To say I like SP_WhoIsActive is an understatement. This is probably the most useful and effective stored procedure I’ve ever encountered for activity monitoring. The purpose of the SP_WhoIsActive stored procedure is to give DBAs and developers as much performance and workload data about SQL Server’s internal workings as possible, while retaining both flexibility and security. It was written by Boston-area consultant and writer Adam Machanic, who is also a long-time SQL Server MVP, a founder of SQLBlog.com, and one of the most elite individuals who are qualified to teach the Microsoft Certified Master classes.
Adam, who has exhaustive knowledge of SQL Server internals, knew that he could get more detailed information about SQL Server performance than what was offered natively through default stored procedures, such as SP_WHO2 and SP_LOCK, and SQL Server Management Studio (SSMS). Therefore, he wrote the SP_WhoIsActive stored procedure to quickly retrieve information about users’ sessions and activities. Let’s look at SP_WhoIsActive’s most important features. (See also, "Secerno DataWall 3.3 Offers Stored Procedure Monitoring and Enhanced User role Auditing").
SP_WhoIsActive does almost everything you’d expect from an activity-monitoring stored procedure, such as displaying active SPIDs, transactions, and locking and blocking, but it also does a variety of things that you aren’t typically able to do unless you buy a commercial activity-monitoring solution. One key feature of the script is flexibility, so you can enable or disable (or even specify different levels of information for) any of the following parameters:
- Online help is available by setting the parameter @help = 1, which enables the procedure to return commentary and details regarding all of the input parameters and output column names.
- Aggregated wait stats, showing the number of each kind of wait and the minimum, maximum, and average wait times are controlled using the @get_task_info parameter with input values of 0 (don't collect), the default of 1 (lightweight collection mode), and 2 (collect all current waits, with the minimum, maximum, and average wait times).
- Query textis available, including the statements that are currently running, or, by setting @get_outer_command = 1, optionally include the outer batch. In addition, SP_WhoIsActive can pull the execution plan for the active session statement using the @get_plans parameter.
- Deltas of numeric values between the last run and the current run of the script can be assigned using the @delta_interval = N (where N is seconds) parameter.
- Filtered results are available on session, login, database, host, and other columns using simple wildcards similar to the LIKE clause. You can filter to include or exclude values, as well as exclude sleeping SPIDs and system SPIDs so that you can focus on user sessions.
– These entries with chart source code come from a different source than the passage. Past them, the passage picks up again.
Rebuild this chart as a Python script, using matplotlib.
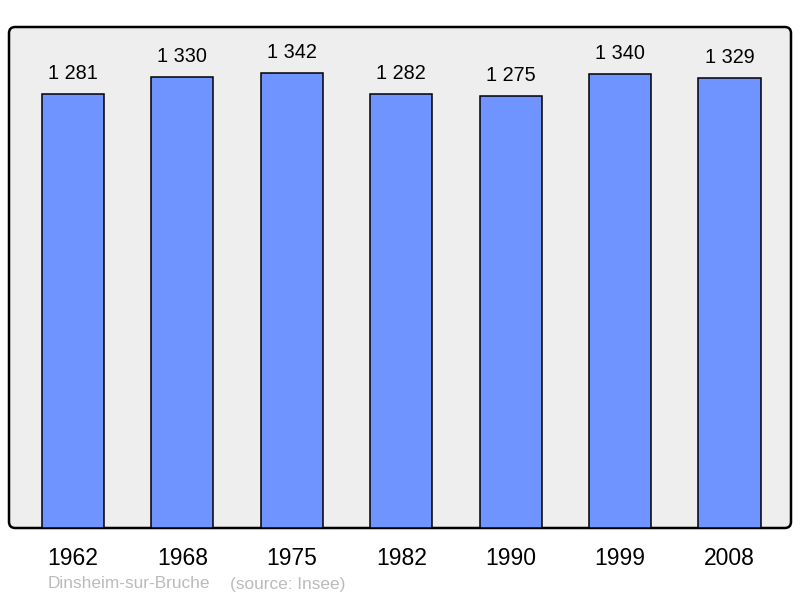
import matplotlib
matplotlib.use("Agg")
import matplotlib.pyplot as plt
from matplotlib.patches import FancyBboxPatch

annees = ["1962", "1968", "1975", "1982", "1990", "1999", "2008"]
population = [1281, 1330, 1342, 1282, 1275, 1340, 1329]
etiquettes = ["1 281", "1 330", "1 342", "1 282", "1 275", "1 340", "1 329"]

plt.rcParams['font.family'] = ['Liberation Sans', 'DejaVu Sans']

fig = plt.figure(figsize=(8, 5.98), dpi=100)
ax = fig.add_axes([9 / 800, 1 - 528 / 598, 782 / 800, 501 / 598])

# fond gris avec bord arrondi
cadre = FancyBboxPatch((0, 0), 1, 1, boxstyle="round,pad=0,rounding_size=0.008",
                       mutation_aspect=782 / 501, transform=ax.transAxes,
                       facecolor="#eeeeee", edgecolor="black", linewidth=1.8,
                       clip_on=False, zorder=0)
ax.add_patch(cadre)
ax.set_facecolor("none")
for s in ax.spines.values():
    s.set_visible(False)

x = list(range(len(annees)))
ax.bar(x, population, width=0.567, color="#7094ff", edgecolor="black",
       linewidth=1.1, zorder=2)

for xi, v, lab in zip(x, population, etiquettes):
    ax.annotate(lab, (xi, v), xytext=(0, 8), textcoords="offset points",
                ha="center", va="bottom", fontsize=14.3, color="black")

ax.set_xlim(-0.585, 6.562)
ax.set_ylim(0, 1479)
ax.set_yticks([])
ax.set_xticks(x)
ax.set_xticklabels(annees, fontsize=16.5)
ax.tick_params(axis="x", length=0, pad=14)

fig.text(48 / 800, 1 - 584 / 598, "Dinsheim-sur-Bruche", fontsize=12.4,
         color="#bbbbbb", va="center", ha="left")
fig.text(230 / 800, 1 - 584 / 598, "(source: Insee)", fontsize=12.4,
         color="#bbbbbb", va="center", ha="left")

fig.savefig("out.png", dpi=100)
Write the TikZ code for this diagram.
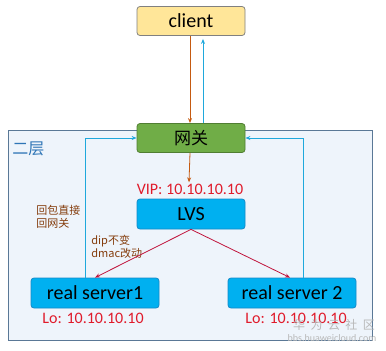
\documentclass[tikz,border=0pt]{standalone}
\usepackage{fontspec}
\setmainfont{Carlito}
\newfontfamily\cjk{Noto Sans CJK SC}
\usetikzlibrary{arrows.meta}

\definecolor{clientfill}{HTML}{FFE699}
\definecolor{gwfill}{HTML}{70AD47}
\definecolor{gwline}{HTML}{507E32}
\definecolor{srvfill}{HTML}{00B0F0}
\definecolor{srvline}{HTML}{1489C8}
\definecolor{layerfill}{HTML}{EEF4FB}
\definecolor{layerline}{HTML}{5A7896}
\definecolor{reqbrown}{HTML}{C55A11}
\definecolor{retblue}{HTML}{1FA8DC}
\definecolor{fwdred}{HTML}{C0143C}
\definecolor{ipred}{HTML}{E01B2B}
\definecolor{notebrown}{HTML}{843C0C}
\definecolor{layerblue}{HTML}{2E75B6}

\begin{document}
\begin{tikzpicture}[
    x=1pt, y=-1pt,
    >={Stealth[length=5pt,width=4pt]},
    line width=0.8pt,
    box/.style={draw, rectangle, rounded corners=3pt, minimum height=29pt, minimum width=108pt, align=center, font=\fontsize{20}{24}\selectfont},
    srv/.style={box, fill=srvfill, draw=srvline, minimum width=128pt, minimum height=30pt},
    ip/.style={text=ipred, inner sep=0pt, font=\fontsize{16}{19}\selectfont},
    note/.style={text=notebrown, align=left, inner sep=0pt, font=\cjk\fontsize{11}{12.5}\selectfont}
]
    \useasboundingbox (0,0) rectangle (386,351);

    % layer 2 area
    \draw[fill=layerfill, draw=layerline] (8,130) rectangle (372,340);
    \node[text=layerblue, anchor=west, inner sep=0pt, font=\cjk\fontsize{16}{19}\selectfont] (layer) at (12,149) {二层};

    % nodes
    \node[box, fill=clientfill, draw=gray] (client) at (191,21) {client};
    \node[box, fill=gwfill, draw=gwline, font=\cjk\fontsize{17}{20}\selectfont] (gw) at (191,138) {网关};
    \node[ip] (vip) at (190,189) {VIP: 10.10.10.10};
    \node[box, fill=srvfill, draw=srvline, minimum height=30pt] (lvs) at (191,214) {LVS};
    \node[srv] (rs1) at (95,293) {real server1};
    \node[srv] (rs2) at (292,293) {real server 2};
    \node[ip] (lo1) at (93,318) {Lo: 10.10.10.10};
    \node[ip] (lo2) at (296,318) {Lo: 10.10.10.10};

    % notes
    \node[note, anchor=west] (retnote) at (36,217) {回包直接\\回网关};
    \node[note, anchor=west] (macnote) at (91,247) {dip不变\\dmac改动};

    % request path
    \draw[->, reqbrown] ([xshift=-1pt]client.south) -- ([xshift=-1pt]gw.north);
    \draw[->, reqbrown] ([xshift=-1pt]gw.south) -- ([xshift=-1pt,yshift=1pt]vip.north);
    \draw[->, fwdred] (lvs.south) -- (rs1.north);
    \draw[->, fwdred] (lvs.south) -- ([xshift=-2pt]rs2.north);

    % return path
    \draw[->, retblue] ([xshift=-10pt]rs1.north) |- (gw.west);
    \draw[->, retblue] ([xshift=11pt]rs2.north) |- (gw.east);
    \draw[->, retblue] ([xshift=12pt]gw.north) -- ([xshift=12pt,yshift=-3pt]client.south);

    % watermark
    \node[text=gray!55, inner sep=0pt, font=\cjk\fontsize{12}{14}\selectfont] (wm) at (334,325) {华\ \ 为\ \ 云\ \ 社\ \ 区};
    \node[text=gray!55, inner sep=0pt, font=\fontsize{10}{12}\selectfont] (wmurl) at (332,338) {bbs.huaweicloud.com};
\end{tikzpicture}
\end{document}
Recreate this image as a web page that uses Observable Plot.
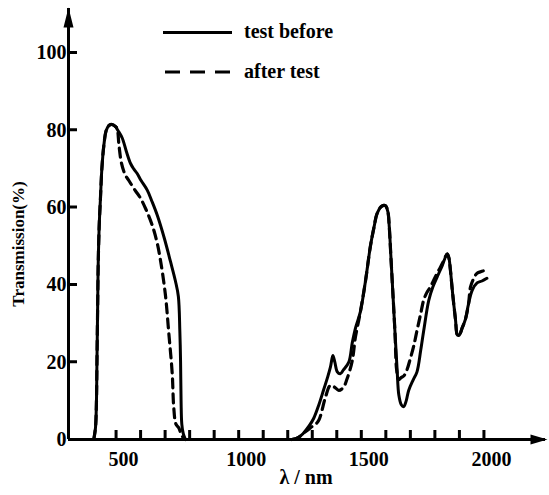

- Transaction details, such as how many transaction log entries have been written for each database, are governed by the @get_transaction_info parameter.
- Blocks and locks are easily revealed using parameters such as @find_block_leaders, which, when combined with sorting by the \\[blocked_session_count\\] column, puts the lead blocking sessions at top. Locks are similarly revealed by setting the @get_locks parameter.
- Long-term data collection is facilitated via a set of features designed for data collection, such as defining schema for output or a destination table to hold the collected data.
SP_WhoIsActive is the epitome of good T-SQL coding practices. I encourage you to spend a little time perusing the code. You’ll note, from beginning to end, the strong internal documentation, intuitive and readable naming of variables, and help-style comments describing all parameters and output columns. The procedure is completely safe against SQL injection attacks as well, since it parses input parameter values to a list of allowable and validated values.
Adam releases new versions of the SP_WhoIs Active stored procedure at regular intervals. Get the latest version of the stored procedure at tinyurl.com/WhoIsActive.
SP_WhoIsActive requires SQL Server 2005 SP1 or later. Users of the stored procedure need VIEW SERVER STATE permissions, which can be granted via a certificate to minimize security issues.
Benefits: SP_WhoIsActive provides detailed information about all of the sessions running on your SQL Server system, including what they’re doing and how they’re impacting server behavior.
System Requirements: SQL Server 2005 SP1 and later; users need VIEW SERVER STATE permissions
How to Get It: You can download SP_WhoIsActive from sqlblog.com/tags/Who+is+Active/default.aspx.